• _Task statement_: Retype all of the listing exactly, passing over any picture you find.

• _Given material_:
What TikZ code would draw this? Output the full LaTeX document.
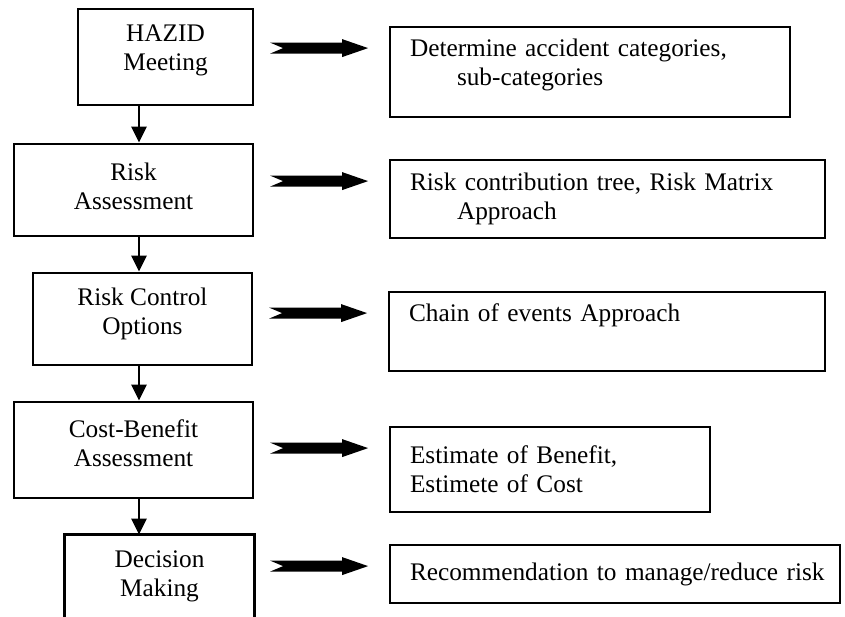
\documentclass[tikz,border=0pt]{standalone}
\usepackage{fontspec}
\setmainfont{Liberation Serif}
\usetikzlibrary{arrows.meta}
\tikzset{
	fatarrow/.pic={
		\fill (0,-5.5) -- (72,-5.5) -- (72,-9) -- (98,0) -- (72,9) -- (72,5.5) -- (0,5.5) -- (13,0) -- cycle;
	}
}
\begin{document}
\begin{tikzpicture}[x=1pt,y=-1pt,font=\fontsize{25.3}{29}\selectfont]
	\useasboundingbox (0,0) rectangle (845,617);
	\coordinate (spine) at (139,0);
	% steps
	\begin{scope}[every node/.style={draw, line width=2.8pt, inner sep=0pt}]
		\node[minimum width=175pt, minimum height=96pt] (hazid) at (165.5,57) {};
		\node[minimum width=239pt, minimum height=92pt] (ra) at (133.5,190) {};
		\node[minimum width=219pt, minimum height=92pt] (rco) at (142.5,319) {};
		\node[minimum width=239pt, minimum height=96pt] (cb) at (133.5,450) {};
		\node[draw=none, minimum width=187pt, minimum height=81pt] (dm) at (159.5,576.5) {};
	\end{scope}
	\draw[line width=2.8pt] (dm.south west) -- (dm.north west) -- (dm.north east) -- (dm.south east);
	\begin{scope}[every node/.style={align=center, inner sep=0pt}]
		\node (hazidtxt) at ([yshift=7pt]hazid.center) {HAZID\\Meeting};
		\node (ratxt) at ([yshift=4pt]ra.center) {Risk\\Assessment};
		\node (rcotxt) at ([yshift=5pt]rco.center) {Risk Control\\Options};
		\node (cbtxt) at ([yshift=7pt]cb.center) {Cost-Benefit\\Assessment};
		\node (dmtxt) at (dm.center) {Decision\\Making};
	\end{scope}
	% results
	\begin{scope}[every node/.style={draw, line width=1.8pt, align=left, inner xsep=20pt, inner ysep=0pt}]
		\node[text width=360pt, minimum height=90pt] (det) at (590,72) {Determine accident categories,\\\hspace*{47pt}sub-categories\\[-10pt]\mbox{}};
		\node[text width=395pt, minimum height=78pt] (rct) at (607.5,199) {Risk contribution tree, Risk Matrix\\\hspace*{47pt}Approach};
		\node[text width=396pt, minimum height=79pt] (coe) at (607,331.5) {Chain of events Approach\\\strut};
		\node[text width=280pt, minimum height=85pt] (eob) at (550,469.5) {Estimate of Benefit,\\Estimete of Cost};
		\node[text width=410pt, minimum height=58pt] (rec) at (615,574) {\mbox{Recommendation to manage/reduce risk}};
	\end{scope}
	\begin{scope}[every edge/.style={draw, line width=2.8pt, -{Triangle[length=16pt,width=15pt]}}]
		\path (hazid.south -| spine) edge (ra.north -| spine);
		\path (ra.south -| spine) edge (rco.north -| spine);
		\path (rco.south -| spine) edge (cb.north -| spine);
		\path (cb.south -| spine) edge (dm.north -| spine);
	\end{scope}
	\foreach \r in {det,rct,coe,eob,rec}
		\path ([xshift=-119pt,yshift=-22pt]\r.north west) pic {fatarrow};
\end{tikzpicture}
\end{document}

• _Solution for this exercise_:
What TikZ code would draw this? Output the full LaTeX document.
\documentclass[tikz,border=0pt]{standalone}
\usepackage{fontspec}
\setmainfont{Liberation Serif}
\usetikzlibrary{arrows.meta}
\tikzset{
	fatarrow/.pic={
		\fill (0,-5.5) -- (72,-5.5) -- (72,-9) -- (98,0) -- (72,9) -- (72,5.5) -- (0,5.5) -- (13,0) -- cycle;
	}
}
\begin{document}
\begin{tikzpicture}[x=1pt,y=-1pt,font=\fontsize{25.3}{29}\selectfont]
	\useasboundingbox (0,0) rectangle (845,617);
	\coordinate (spine) at (139,0);
	% steps
	\begin{scope}[every node/.style={draw, line width=2.8pt, inner sep=0pt}]
		\node[minimum width=175pt, minimum height=96pt] (hazid) at (165.5,57) {};
		\node[minimum width=239pt, minimum height=92pt] (ra) at (133.5,190) {};
		\node[minimum width=219pt, minimum height=92pt] (rco) at (142.5,319) {};
		\node[minimum width=239pt, minimum height=96pt] (cb) at (133.5,450) {};
		\node[draw=none, minimum width=187pt, minimum height=81pt] (dm) at (159.5,576.5) {};
	\end{scope}
	\draw[line width=2.8pt] (dm.south west) -- (dm.north west) -- (dm.north east) -- (dm.south east);
	\begin{scope}[every node/.style={align=center, inner sep=0pt}]
		\node (hazidtxt) at ([yshift=7pt]hazid.center) {HAZID\\Meeting};
		\node (ratxt) at ([yshift=4pt]ra.center) {Risk\\Assessment};
		\node (rcotxt) at ([yshift=5pt]rco.center) {Risk Control\\Options};
		\node (cbtxt) at ([yshift=7pt]cb.center) {Cost-Benefit\\Assessment};
		\node (dmtxt) at (dm.center) {Decision\\Making};
	\end{scope}
	% results
	\begin{scope}[every node/.style={draw, line width=1.8pt, align=left, inner xsep=20pt, inner ysep=0pt}]
		\node[text width=360pt, minimum height=90pt] (det) at (590,72) {Determine accident categories,\\\hspace*{47pt}sub-categories\\[-10pt]\mbox{}};
		\node[text width=395pt, minimum height=78pt] (rct) at (607.5,199) {Risk contribution tree, Risk Matrix\\\hspace*{47pt}Approach};
		\node[text width=396pt, minimum height=79pt] (coe) at (607,331.5) {Chain of events Approach\\\strut};
		\node[text width=280pt, minimum height=85pt] (eob) at (550,469.5) {Estimate of Benefit,\\Estimete of Cost};
		\node[text width=410pt, minimum height=58pt] (rec) at (615,574) {\mbox{Recommendation to manage/reduce risk}};
	\end{scope}
	\begin{scope}[every edge/.style={draw, line width=2.8pt, -{Triangle[length=16pt,width=15pt]}}]
		\path (hazid.south -| spine) edge (ra.north -| spine);
		\path (ra.south -| spine) edge (rco.north -| spine);
		\path (rco.south -| spine) edge (cb.north -| spine);
		\path (cb.south -| spine) edge (dm.north -| spine);
	\end{scope}
	\foreach \r in {det,rct,coe,eob,rec}
		\path ([xshift=-119pt,yshift=-22pt]\r.north west) pic {fatarrow};
\end{tikzpicture}
\end{document}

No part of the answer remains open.